Pour écrire ce livre, quelques cinquante ans après la mort du Che, la romancière s’est naturellement appuyée sur la mémoire des survivants de cette aventure pas comme les autres, et sur le témoignage du Régis Debray homme politique français qui, lui, a suivi en 1965 Guevara en Bolivie et a théorisé la guérilla de l’ENL dans un livre intitulé

Révolution dans la Révolution  et dont les textes étaient lus par les révolutionnaires. Régis Debré articule, en quelque sorte, les récits des révolutionnaires et le temps présent de la même manière que la romancière, qui est née pendant cette période et qui, bébé, a  voyagé sur le bateau du retour des dits révolutionnaires.

En faisant appel à la mémoire vive et en glanant les souvenirs de ses parents et de deux autres survivants témoins directs, Laura  Alcoba a pu constater que tous les souvenirs  étaient contradictoires. Et bien  qu’elle s’est trouvée face à des mémoires floues, pleines de doutes et de lacunes, elle a, néanmoins,  accompli un travail fastidieux en mêlant les points de vue sans jamais juger ni analyser. L’ensemble demeure bien proche de la vérité et de la réalité historiques. Il semble évident que la difficulté  de démêler le vrai du faux ne peut être que grande d’autant que cette génération de révolutionnaires  cultivait le culte du secret d’où le changement, d’ailleurs, de l’identité dans le cadre de la révolution. Ce qui est important aux yeux de la romancière: «C’est qu’à la Havane, mes parents ont fait leur expérience de révolution. Qu’ils y ont eu des déceptions nombreuses, des espoirs vains. Des visions peut-être.»

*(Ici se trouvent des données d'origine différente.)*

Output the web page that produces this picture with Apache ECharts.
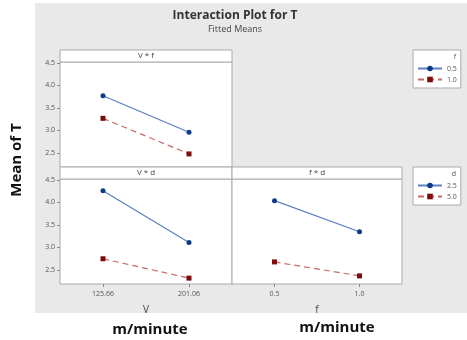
<!DOCTYPE html>
<html>
<head>
<meta charset="utf-8">
<script src="https://cdn.jsdelivr.net/npm/echarts@6/dist/echarts.min.js"></script>
<style>
  html, body { margin: 0; padding: 0; background: #fff; }
  #chart { width: 467px; height: 340px; }
</style>
</head>
<body>
<div id="chart"></div>
<script>
// categories
var vLevels = ['125.66', '201.06']
var fLevels = ['0.5', '1.0']
var yTicks = [2.5, 3.0, 3.5, 4.0, 4.5]

// V * f panel
var vfF05 = [3.77, 2.96]
var vfF10 = [3.27, 2.48]
// V * d panel
var vdD25 = [4.26, 3.11]
var vdD50 = [2.75, 2.32]
// f * d panel
var fdD25 = [4.04, 3.35]
var fdD50 = [2.68, 2.37]

var blueLine = '#5a7fc2'
var blueDot = '#0c3a88'
var redLine = '#c46a6a'
var redDot = '#7e0c0c'
var font = 'Open Sans'

var chart = echarts.init(document.getElementById('chart'))

function yAxis(idx, showLabel) {
  return {
    type: 'value',
    gridIndex: idx,
    min: 2.19,
    max: 4.52,
    axisLine: { show: false },
    axisTick: { show: showLabel, length: 3, customValues: yTicks, lineStyle: { color: '#888' } },
    axisLabel: {
      show: showLabel,
      customValues: yTicks,
      fontSize: 7,
      color: '#555',
      fontFamily: font,
      margin: 5,
      formatter: function(v) { return v.toFixed(1) }
    },
    splitLine: { show: false }
  }
}

function xAxis(idx, cats, name, showLabel) {
  return {
    type: 'category',
    gridIndex: idx,
    data: cats,
    boundaryGap: true,
    axisLine: { show: false },
    axisTick: { show: showLabel, alignWithLabel: true, length: 3, lineStyle: { color: '#888' } },
    axisLabel: { show: showLabel, fontSize: 7, color: '#555', fontFamily: font, margin: 6 },
    name: name,
    nameLocation: 'middle',
    nameGap: 21,
    nameTextStyle: { fontSize: 10, color: '#444', fontFamily: font }
  }
}

function solid(name, x, y, data) {
  return {
    name: name, type: 'line', xAxisIndex: x, yAxisIndex: y, data: data,
    symbol: 'circle', symbolSize: 5,
    lineStyle: { color: blueLine, width: 1.2 },
    itemStyle: { color: blueDot },
    animation: false
  }
}

function dashed(name, x, y, data) {
  return {
    name: name, type: 'line', xAxisIndex: x, yAxisIndex: y, data: data,
    symbol: 'rect', symbolSize: 5,
    lineStyle: { color: redLine, width: 1.2, type: [6, 4] },
    itemStyle: { color: redDot },
    animation: false
  }
}

function strip(x, y, w, label) {
  return [{
    type: 'rect',
    shape: { x: x, y: y, width: w, height: 12 },
    style: { fill: '#fff', stroke: '#aaa', lineWidth: 1 }
  }, {
    type: 'text',
    x: x + w / 2, y: y + 6,
    style: { text: label, fontSize: 8, fill: '#444', fontFamily: font, align: 'center', verticalAlign: 'middle' }
  }]
}

var legendBase = {
  orient: 'vertical',
  backgroundColor: '#fff',
  borderColor: '#aaa',
  borderWidth: 1,
  padding: [15, 4, 5, 4],
  itemGap: 4,
  itemWidth: 24,
  itemHeight: 7,
  textStyle: { fontSize: 7, color: '#555', fontFamily: font }
}

chart.setOption({
  backgroundColor: '#fff',
  title: {
    text: 'Interaction Plot for T',
    subtext: 'Fitted Means',
    left: 230, top: 5, textAlign: 'center',
    itemGap: 3,
    textStyle: { fontSize: 12, fontWeight: 'bold', color: '#333', fontFamily: font },
    subtextStyle: { fontSize: 9, color: '#444', fontFamily: font }
  },
  legend: [
    Object.assign({ left: 413, top: 50, data: ['0.5', '1.0'] }, legendBase),
    Object.assign({ left: 413, top: 167, data: ['2.5', '5.0'] }, legendBase)
  ],
  grid: [
    { left: 60, top: 62, width: 172, height: 105, show: true, backgroundColor: '#fff', borderColor: '#aaa' },
    { left: 60, top: 179, width: 172, height: 105, show: true, backgroundColor: '#fff', borderColor: '#aaa' },
    { left: 232, top: 179, width: 170, height: 105, show: true, backgroundColor: '#fff', borderColor: '#aaa' }
  ],
  xAxis: [
    xAxis(0, vLevels, '', false),
    xAxis(1, vLevels, 'V', true),
    xAxis(2, fLevels, 'f', true)
  ],
  yAxis: [yAxis(0, true), yAxis(1, true), yAxis(2, false)],
  series: [
    solid('0.5', 0, 0, vfF05),
    dashed('1.0', 0, 0, vfF10),
    solid('2.5', 1, 1, vdD25),
    dashed('5.0', 1, 1, vdD50),
    solid('2.5', 2, 2, fdD25),
    dashed('5.0', 2, 2, fdD50)
  ],
  graphic: [
    { type: 'rect', z: -10, shape: { x: 35, y: 3, width: 432, height: 310 }, style: { fill: '#e9e9e9' } }
  ].concat(strip(60, 50, 172, 'V * f'))
    .concat(strip(60, 167, 172, 'V * d'))
    .concat(strip(232, 167, 170, 'f * d'))
    .concat([
      { type: 'text', z: 100, x: 456, y: 53, style: { text: 'f', fontSize: 7, fill: '#555', fontFamily: font, align: 'right' } },
      { type: 'text', z: 100, x: 456, y: 170, style: { text: 'd', fontSize: 7, fill: '#555', fontFamily: font, align: 'right' } },
      { type: 'text', x: 17, y: 160, rotation: Math.PI / 2,
        style: { text: 'Mean of T', fontSize: 15, fontWeight: 'bold', fill: '#111', fontFamily: font, align: 'center', verticalAlign: 'middle' } },
      { type: 'text', x: 150, y: 330,
        style: { text: 'm/minute', fontSize: 15, fontWeight: 'bold', fill: '#111', fontFamily: font, align: 'center', verticalAlign: 'middle' } },
      { type: 'text', x: 337, y: 328,
        style: { text: 'm/minute', fontSize: 15, fontWeight: 'bold', fill: '#111', fontFamily: font, align: 'center', verticalAlign: 'middle' } }
    ])
})
</script>
</body>
</html>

La romancière réussit à reproduire l’atmosphère de Cuba et les discours de Fidel Castro . De même, elle parvient à dépeindre avec justesse les angoisses, la solitude la honte, la soumission et surtout l’appréhension des jeunes apprentis révolutionnaires et les conditions de vie misérable. Elle souligne avec exactitude l’inadaptation et la difficulté de ces jeunes gens de se conformer à la difficulté militaire . Elle restitue à travers Soledad et les autres révolutionnaires femmes, laissées à côté de là où il faut , en dehors de l’initiation militaire,  les contradictions entre l’idéal communiste et les préjugés sexistes.

Dans leur course après l’idéal, pendant les dix-huit mois passés à la Havane , ces jeunes  personnes parties inexpérimentées, mais avec des convictions puissantes et un espoir incommensurable, ont beaucoup évolué. Elles ont acquis des expériences tant humaines que militaires et ont gagné en maturité. En écrivant ce livre tant captivant , Laura Alcoba rend hommage à ces combattants déchus et leur redonne une dignité perdue. Au delà du témoignage, la romancière nous décrit grâce à une écriture poétique, épurée au possible avec des souvenirs quasi flottants, une jeunesse latino-américaine assoiffée d’idéal, qui a osé déployer ses ailes et laisser libre cours à son existence.